Will Bluestem Lake lot rates rise?
The Pawhuska City Council voted 5-0 last week to mandate better paperwork regarding name changes on leases for weekend getaway lots at Bluestem Lake. From now on, the Council wants signed documentation on all lot lease changes.
That was just the tip of the discussion, however, and councilors indicated a willingness to also look at raising the lease charge from the current rate of $350 a year.
The initial reason the council looked at last week for raising the annual lease cost is to cover the expense of putting four permanent garbage dumpsters at Bluestem. Interim City Manager Larry Eulert told councilors that raising the lease charge by $75 per year would allow city government to break even on the expense of setting out the four permanent dumpsters and having them emptied every Friday and Monday.
“This is just trash,” Eulert said, clarifying that a $75 increase would just offset the city’s proposed increased service in that one area.

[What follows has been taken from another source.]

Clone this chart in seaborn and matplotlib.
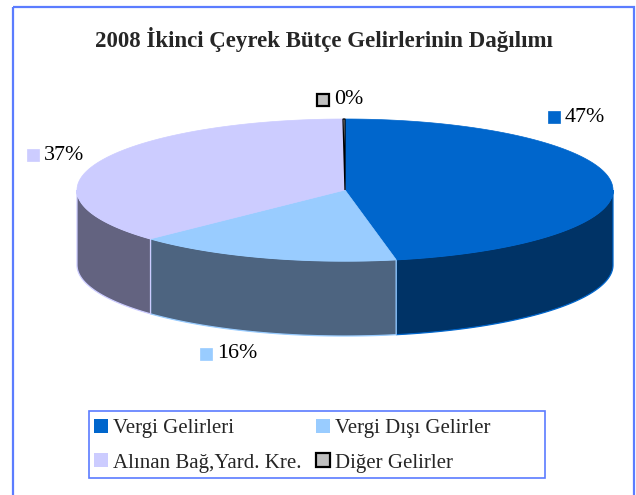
import numpy as np
import seaborn as sns
import matplotlib.pyplot as plt
from matplotlib.patches import Patch, Polygon, Rectangle

# data
categories = ["Vergi Gelirleri", "Vergi Dışı Gelirler", "Alınan Bağ,Yard. Kre.", "Diğer Gelirler"]
values = [47.0, 16.0, 37.0, 0.12]
top_colors = ["#0066CC", "#99CCFF", "#CCCCFF", "#C0C0C0"]
side_colors = ["#003366", "#4D6480", "#636380", "#606060"]
title = "2008 İkinci Çeyrek Bütçe Gelirlerinin Dağılımı"

# layout (pixels)
CX, CY, A, B, DEPTH = 345, 190, 268, 71, 75
BORDER = "#5B7CFF"
label_pos = {0: (565, 117), 1: (217, 354), 2: (44, 155), 3: (334, 100)}

sns.set_theme(style="white")
plt.rcParams["font.family"] = ["Liberation Serif", "DejaVu Serif"]

fig = plt.figure(figsize=(6.36, 4.95), dpi=100)
ax = fig.add_axes([0, 0, 1, 1])
ax.set_xlim(0, 636)
ax.set_ylim(495, 0)
ax.axis("off")

# outer frame
ax.add_patch(Rectangle((12.5, 6.5), 621, 500, fill=False, edgecolor=BORDER, lw=1.6, clip_on=False))


def pt(t, dy=0.0):
    r = np.deg2rad(t)
    return CX + A * np.sin(r), CY - B * np.cos(r) + dy


pct = np.array(values) / sum(values) * 100
bounds = np.concatenate([[0], np.cumsum(pct) * 3.6])

# side walls (front half only: 90..270 deg clockwise from top)
for i in range(len(values)):
    t0, t1 = max(bounds[i], 90), min(bounds[i + 1], 270)
    if t1 <= t0:
        continue
    ts = np.linspace(t0, t1, 80)
    top = [pt(t) for t in ts]
    bot = [pt(t, DEPTH) for t in ts[::-1]]
    ax.add_patch(Polygon(top + bot, closed=True, facecolor=side_colors[i],
                         edgecolor=top_colors[i], lw=0.9))

# top surface
for i in range(len(values)):
    ts = np.linspace(bounds[i], bounds[i + 1], max(int((bounds[i + 1] - bounds[i]) * 2), 3))
    pts = [(CX, CY)] + [pt(t) for t in ts]
    ec = "black" if i == 3 else top_colors[i]
    ax.add_patch(Polygon(pts, closed=True, facecolor=top_colors[i], edgecolor=ec,
                         lw=0.9 if i == 3 else 0.5))

# data labels with colour keys
for i, (x, y) in label_pos.items():
    ax.text(x, y, f"{pct[i]:.0f}%", fontsize=15.8, ha="left", va="center", color="black")
    ax.add_patch(Rectangle((x - 17, y - 6.5), 12, 12, facecolor=top_colors[i],
                           edgecolor="black" if i == 3 else top_colors[i],
                           lw=1.6 if i == 3 else 0.5))

ax.text(324, 40, title, fontsize=16.5, fontweight="bold", ha="center", va="center")

# legend box
ax.add_patch(Rectangle((88.5, 410.5), 456, 67, fill=False, edgecolor=BORDER, lw=1.2))

# legend: column-wise order so rows read left-to-right
order = [0, 2, 1, 3]
handles = [Patch(facecolor=top_colors[i], edgecolor="black" if i == 3 else top_colors[i],
                 lw=1.6 if i == 3 else 0, label=categories[i]) for i in order]
leg = fig.legend(handles=handles, loc="upper left", ncol=2,
                 bbox_to_anchor=(90 / 636, 1 - 415 / 495),
                 fontsize=15, frameon=False,
                 handlelength=0.65, handleheight=0.65, handletextpad=0.25,
                 borderpad=0.2, labelspacing=0.72, columnspacing=0.7, borderaxespad=0)

plt.savefig("out.png", dpi=100)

Mayor Roger Taylor floated the idea that the Council might want to weigh whether an increase of more than $75 would help to cover other potential city expenses relative to the Bluestem Lake lots, and make it possible for Pawhuska to go a longer period of time without any new increases in lease charges.
Additionally, councilors talked about potentially creating a two-tiered, differential arrangement, where people from outside of Osage County would pay more for Bluestem Lake lots than local residents. The Council did not take any immediate action beyond the mandate of better paperwork on lake lot lease changes, but the members seemed inclined to take up the subject again.
“I like where this is going,” Councilor Steve Holcombe said, as he made a motion to table the discussion.
Eulert clarified in the aftermath of the Sept. 4 council meeting that there are 182 lake lots at Bluestem Lake, and 41 of those are leased by people who are not from Osage County. There is a waiting list for lake lots, but in practice that list is rarely used in the process of new parties taking over lot leases.
The general practice is that holders of lake lot leases find buyers for the improvements they’ve made on lake lots, according to city government. Those improvement-sale transactions can involve impressive sums of money, city government said. The resulting impression is of a market for lake lots that is difficult for Osage County locals of more modest financial means to crack.
Bluestem Lake lots are not supposed to be the sites of any permanent residences, and the city does not deliver potable water to lake lots, Eulert said.
“Nobody’s supposed to be living out there,” he said.